Written task:
In the records that follow, the lines from the one containing "Emit a Python" to the one containing "41, 8, 2, 0]", inclusive, are to be given again exactly.

☆ ☆ ☆ ☆ ☆

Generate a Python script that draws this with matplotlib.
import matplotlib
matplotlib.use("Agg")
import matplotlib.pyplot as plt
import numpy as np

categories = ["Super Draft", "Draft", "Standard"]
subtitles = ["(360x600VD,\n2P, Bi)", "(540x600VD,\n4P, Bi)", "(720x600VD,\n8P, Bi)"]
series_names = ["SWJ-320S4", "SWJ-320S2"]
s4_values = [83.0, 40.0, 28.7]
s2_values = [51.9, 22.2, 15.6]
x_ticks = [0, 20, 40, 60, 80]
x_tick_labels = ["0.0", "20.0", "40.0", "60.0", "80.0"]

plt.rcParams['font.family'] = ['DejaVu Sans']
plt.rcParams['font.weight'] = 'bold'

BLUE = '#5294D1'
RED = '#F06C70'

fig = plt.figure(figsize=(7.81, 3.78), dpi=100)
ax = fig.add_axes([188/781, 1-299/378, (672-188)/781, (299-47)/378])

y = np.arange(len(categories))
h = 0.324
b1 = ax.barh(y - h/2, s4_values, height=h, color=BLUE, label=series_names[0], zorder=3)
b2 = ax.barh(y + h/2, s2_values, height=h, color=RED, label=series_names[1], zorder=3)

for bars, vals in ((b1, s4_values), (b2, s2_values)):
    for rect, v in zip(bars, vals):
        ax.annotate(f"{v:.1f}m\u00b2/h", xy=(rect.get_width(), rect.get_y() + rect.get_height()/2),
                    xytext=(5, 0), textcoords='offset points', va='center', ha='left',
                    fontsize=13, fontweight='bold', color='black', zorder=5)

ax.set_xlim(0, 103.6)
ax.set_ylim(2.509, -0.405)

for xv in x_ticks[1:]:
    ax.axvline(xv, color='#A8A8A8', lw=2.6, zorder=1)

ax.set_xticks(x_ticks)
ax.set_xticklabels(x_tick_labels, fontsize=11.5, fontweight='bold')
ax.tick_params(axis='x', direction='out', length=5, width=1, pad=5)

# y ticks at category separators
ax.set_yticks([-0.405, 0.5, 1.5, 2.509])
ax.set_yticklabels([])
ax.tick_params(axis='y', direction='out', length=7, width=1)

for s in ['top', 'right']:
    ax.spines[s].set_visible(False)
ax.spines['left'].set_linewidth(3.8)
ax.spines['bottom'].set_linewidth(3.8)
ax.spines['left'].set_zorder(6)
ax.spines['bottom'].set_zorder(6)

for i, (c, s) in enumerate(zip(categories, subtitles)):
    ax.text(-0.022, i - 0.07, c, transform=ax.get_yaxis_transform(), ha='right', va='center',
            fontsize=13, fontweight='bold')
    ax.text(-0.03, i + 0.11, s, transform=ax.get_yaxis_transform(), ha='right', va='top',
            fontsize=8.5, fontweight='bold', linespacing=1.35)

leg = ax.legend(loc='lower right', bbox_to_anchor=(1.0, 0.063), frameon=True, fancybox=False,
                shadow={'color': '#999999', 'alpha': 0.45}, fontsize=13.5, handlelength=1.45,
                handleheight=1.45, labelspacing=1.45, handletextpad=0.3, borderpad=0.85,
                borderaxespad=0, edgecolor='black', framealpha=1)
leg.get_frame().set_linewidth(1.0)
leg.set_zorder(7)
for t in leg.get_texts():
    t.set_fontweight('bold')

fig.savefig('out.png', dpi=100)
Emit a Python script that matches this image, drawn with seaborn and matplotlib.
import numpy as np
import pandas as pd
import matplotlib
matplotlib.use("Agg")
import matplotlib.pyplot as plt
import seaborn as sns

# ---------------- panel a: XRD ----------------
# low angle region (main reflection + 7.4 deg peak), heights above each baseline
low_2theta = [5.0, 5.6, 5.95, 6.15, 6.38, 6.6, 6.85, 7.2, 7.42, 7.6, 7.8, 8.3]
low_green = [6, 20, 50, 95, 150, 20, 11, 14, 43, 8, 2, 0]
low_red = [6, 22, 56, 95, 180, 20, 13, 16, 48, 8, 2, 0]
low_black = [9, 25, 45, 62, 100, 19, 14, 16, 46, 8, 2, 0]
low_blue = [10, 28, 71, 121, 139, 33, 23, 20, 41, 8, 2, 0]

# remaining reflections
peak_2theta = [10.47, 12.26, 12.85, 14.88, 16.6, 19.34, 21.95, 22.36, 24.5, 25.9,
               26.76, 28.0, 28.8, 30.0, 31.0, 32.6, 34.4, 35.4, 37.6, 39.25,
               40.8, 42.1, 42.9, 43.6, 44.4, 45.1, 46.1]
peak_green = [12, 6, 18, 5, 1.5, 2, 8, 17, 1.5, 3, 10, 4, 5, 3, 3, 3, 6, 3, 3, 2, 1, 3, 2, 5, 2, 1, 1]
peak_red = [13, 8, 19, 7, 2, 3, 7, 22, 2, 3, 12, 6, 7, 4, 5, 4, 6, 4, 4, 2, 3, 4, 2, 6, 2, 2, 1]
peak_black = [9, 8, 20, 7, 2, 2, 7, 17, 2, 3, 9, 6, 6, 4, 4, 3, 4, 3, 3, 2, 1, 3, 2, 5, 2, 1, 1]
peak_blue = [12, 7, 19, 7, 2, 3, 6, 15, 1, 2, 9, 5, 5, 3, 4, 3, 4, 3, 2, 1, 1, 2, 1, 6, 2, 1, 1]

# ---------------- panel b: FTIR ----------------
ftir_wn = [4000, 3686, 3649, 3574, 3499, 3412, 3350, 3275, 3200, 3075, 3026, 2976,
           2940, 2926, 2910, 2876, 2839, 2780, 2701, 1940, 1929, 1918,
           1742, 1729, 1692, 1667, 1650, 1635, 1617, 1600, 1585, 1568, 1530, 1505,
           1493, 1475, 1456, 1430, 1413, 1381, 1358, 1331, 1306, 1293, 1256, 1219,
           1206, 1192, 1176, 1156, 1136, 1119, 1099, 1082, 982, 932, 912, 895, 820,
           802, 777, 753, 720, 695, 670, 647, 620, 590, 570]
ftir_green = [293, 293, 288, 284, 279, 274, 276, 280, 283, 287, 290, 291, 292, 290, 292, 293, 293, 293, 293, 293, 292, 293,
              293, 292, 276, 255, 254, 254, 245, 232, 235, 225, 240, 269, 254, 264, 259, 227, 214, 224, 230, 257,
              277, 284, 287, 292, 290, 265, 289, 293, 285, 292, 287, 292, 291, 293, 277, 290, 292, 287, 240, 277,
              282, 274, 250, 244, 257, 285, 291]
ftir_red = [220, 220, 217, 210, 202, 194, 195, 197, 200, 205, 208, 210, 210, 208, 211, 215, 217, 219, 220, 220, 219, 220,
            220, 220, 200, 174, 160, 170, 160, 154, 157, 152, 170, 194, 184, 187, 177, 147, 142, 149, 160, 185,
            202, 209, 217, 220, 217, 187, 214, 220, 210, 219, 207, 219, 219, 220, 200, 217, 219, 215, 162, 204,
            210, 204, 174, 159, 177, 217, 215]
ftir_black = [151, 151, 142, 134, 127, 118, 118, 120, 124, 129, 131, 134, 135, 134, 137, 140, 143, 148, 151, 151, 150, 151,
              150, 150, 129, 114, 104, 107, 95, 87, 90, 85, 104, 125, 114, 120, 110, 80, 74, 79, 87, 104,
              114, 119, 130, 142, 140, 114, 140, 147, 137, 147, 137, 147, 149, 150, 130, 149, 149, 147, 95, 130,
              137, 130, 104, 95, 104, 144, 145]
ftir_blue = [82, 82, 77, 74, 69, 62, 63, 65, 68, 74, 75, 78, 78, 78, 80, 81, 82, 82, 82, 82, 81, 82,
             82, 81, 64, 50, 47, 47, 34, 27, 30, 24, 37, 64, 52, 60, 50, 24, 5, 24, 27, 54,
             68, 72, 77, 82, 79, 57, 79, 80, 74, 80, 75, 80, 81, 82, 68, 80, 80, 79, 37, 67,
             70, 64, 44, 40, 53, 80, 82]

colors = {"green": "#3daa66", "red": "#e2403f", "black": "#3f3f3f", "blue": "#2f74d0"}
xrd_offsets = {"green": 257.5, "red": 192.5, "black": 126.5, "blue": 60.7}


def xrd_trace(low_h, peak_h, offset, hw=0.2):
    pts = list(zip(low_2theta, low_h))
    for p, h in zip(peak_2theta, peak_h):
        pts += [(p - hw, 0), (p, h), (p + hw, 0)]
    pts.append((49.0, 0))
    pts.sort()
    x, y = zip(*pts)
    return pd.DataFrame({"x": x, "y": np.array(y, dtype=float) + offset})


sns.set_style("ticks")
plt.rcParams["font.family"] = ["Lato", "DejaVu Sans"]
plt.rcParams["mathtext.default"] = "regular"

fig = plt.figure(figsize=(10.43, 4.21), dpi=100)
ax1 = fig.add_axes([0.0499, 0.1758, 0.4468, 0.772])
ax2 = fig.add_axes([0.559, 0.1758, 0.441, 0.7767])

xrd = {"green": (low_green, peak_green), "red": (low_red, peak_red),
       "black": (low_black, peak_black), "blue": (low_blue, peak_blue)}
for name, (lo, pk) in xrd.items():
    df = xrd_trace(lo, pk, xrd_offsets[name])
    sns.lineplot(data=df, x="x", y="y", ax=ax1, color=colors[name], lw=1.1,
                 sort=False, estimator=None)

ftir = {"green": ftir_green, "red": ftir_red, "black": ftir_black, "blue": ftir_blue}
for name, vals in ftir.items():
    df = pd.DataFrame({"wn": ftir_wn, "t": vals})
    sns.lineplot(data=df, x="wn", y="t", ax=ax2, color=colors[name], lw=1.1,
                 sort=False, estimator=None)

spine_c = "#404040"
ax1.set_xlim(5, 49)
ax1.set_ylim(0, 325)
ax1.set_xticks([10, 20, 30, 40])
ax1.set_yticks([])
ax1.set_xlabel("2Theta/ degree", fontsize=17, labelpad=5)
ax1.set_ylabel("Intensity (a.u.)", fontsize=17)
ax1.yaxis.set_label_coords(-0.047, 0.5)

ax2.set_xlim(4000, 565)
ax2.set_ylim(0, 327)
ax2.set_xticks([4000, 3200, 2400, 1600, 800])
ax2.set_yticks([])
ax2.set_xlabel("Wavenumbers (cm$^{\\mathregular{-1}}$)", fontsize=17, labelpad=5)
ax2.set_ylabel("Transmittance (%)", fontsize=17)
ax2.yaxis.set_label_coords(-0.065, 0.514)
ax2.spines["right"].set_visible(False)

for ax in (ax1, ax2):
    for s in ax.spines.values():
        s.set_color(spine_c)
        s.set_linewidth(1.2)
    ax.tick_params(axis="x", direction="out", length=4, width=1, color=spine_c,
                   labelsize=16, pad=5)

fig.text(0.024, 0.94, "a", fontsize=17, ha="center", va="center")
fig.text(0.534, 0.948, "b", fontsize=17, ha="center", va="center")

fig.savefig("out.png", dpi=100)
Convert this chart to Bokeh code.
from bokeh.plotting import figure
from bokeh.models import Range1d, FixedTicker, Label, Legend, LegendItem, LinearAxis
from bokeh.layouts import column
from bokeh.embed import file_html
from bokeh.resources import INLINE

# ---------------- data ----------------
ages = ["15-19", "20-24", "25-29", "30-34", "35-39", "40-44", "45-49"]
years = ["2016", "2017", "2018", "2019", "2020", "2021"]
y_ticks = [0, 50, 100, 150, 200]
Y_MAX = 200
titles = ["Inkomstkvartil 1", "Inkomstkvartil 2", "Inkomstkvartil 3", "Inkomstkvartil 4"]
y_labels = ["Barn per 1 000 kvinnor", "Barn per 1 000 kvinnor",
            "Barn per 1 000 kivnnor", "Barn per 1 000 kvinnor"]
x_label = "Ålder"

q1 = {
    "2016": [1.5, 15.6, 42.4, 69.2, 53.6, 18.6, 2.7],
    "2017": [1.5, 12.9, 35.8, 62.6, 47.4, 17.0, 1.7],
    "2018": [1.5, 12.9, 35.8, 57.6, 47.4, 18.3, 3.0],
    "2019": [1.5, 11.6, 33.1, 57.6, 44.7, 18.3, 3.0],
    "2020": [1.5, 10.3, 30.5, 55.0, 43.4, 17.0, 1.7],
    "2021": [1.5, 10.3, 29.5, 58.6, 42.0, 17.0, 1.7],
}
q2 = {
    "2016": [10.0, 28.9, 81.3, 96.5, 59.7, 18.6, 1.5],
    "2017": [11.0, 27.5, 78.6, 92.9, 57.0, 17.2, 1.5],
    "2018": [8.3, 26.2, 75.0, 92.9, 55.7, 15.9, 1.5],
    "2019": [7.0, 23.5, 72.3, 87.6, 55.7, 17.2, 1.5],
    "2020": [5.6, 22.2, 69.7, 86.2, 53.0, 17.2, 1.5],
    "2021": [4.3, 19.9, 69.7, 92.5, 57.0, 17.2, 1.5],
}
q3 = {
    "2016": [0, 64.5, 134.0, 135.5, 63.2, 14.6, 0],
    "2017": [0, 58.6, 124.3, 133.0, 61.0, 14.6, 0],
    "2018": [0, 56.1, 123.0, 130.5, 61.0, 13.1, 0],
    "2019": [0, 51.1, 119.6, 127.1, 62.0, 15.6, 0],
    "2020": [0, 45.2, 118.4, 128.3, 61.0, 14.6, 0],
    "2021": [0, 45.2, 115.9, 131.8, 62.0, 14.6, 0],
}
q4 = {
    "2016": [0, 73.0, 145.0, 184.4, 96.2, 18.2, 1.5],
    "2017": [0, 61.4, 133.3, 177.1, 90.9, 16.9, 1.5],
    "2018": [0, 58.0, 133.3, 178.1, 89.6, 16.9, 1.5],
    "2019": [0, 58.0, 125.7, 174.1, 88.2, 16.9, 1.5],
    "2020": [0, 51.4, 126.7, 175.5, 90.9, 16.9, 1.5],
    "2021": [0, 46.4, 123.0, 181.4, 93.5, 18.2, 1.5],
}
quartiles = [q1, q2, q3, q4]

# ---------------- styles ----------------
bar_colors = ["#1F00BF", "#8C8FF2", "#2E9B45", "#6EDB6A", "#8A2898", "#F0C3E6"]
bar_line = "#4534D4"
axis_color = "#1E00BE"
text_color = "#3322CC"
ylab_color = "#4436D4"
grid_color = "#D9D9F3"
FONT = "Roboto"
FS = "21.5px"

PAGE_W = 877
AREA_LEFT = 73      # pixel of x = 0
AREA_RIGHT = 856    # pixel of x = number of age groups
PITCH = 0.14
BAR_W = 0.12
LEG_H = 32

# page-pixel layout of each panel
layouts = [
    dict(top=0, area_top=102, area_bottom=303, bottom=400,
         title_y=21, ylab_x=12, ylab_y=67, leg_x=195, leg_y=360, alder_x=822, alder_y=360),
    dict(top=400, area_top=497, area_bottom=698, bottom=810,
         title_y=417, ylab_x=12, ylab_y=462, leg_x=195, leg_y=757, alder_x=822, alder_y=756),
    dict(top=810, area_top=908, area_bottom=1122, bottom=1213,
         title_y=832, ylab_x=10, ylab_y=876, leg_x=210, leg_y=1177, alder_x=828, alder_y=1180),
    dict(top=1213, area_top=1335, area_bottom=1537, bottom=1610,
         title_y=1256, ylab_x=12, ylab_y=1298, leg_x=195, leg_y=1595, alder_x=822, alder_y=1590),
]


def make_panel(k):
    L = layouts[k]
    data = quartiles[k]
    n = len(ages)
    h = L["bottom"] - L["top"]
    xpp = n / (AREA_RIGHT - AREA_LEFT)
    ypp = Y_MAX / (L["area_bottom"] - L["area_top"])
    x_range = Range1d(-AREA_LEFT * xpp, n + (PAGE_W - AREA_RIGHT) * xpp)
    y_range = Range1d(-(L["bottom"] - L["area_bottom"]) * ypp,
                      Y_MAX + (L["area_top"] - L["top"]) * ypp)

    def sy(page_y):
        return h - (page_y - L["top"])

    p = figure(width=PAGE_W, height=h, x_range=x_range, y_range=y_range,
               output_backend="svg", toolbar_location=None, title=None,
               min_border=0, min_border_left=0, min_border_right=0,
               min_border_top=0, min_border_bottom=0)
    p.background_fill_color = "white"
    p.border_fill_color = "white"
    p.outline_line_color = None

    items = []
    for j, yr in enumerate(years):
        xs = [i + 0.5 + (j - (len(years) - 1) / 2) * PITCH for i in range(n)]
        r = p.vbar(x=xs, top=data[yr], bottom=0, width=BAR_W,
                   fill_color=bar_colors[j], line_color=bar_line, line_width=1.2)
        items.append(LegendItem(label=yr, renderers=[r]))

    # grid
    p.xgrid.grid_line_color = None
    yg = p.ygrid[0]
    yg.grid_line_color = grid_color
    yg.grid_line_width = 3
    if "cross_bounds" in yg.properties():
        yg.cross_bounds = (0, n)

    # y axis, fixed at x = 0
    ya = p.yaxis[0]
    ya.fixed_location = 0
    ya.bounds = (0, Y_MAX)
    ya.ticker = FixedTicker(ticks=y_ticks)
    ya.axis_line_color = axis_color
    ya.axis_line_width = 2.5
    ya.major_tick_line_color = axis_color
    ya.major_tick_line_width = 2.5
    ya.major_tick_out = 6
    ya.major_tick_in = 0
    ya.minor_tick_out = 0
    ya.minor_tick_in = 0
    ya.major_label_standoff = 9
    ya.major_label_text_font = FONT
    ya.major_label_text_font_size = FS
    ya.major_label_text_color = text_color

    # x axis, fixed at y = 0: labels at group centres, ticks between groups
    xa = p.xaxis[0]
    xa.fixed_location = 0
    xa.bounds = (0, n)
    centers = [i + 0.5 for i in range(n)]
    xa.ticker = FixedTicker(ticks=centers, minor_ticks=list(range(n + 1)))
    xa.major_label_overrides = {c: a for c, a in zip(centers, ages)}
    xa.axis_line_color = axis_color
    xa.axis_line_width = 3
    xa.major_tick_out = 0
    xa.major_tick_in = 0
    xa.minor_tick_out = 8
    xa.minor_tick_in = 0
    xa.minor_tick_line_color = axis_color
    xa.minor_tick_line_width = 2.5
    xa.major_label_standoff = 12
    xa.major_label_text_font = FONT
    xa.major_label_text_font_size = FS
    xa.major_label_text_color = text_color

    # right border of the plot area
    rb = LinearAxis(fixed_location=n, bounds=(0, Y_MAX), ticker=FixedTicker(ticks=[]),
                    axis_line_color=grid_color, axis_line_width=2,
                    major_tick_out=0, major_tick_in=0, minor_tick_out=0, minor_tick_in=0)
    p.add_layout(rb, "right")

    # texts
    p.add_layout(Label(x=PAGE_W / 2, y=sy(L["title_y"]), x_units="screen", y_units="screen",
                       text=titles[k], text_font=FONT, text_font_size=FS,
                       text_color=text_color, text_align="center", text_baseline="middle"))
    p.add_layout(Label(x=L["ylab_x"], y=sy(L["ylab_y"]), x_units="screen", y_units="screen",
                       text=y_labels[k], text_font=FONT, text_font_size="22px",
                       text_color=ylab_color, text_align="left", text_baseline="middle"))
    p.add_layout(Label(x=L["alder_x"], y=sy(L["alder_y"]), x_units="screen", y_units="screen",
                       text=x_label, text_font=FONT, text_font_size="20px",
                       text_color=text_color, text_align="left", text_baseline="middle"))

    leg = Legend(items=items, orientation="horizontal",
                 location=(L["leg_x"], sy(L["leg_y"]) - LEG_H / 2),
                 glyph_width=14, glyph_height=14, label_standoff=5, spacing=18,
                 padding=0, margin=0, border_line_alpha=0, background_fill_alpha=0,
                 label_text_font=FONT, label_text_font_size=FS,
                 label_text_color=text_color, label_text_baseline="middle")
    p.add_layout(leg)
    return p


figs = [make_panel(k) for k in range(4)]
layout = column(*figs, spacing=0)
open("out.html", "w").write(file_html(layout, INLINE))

☆ ☆ ☆ ☆ ☆

Final result:
Emit a Python script that matches this image, drawn with seaborn and matplotlib.
import numpy as np
import pandas as pd
import matplotlib
matplotlib.use("Agg")
import matplotlib.pyplot as plt
import seaborn as sns

# ---------------- panel a: XRD ----------------
# low angle region (main reflection + 7.4 deg peak), heights above each baseline
low_2theta = [5.0, 5.6, 5.95, 6.15, 6.38, 6.6, 6.85, 7.2, 7.42, 7.6, 7.8, 8.3]
low_green = [6, 20, 50, 95, 150, 20, 11, 14, 43, 8, 2, 0]
low_red = [6, 22, 56, 95, 180, 20, 13, 16, 48, 8, 2, 0]
low_black = [9, 25, 45, 62, 100, 19, 14, 16, 46, 8, 2, 0]
low_blue = [10, 28, 71, 121, 139, 33, 23, 20, 41, 8, 2, 0]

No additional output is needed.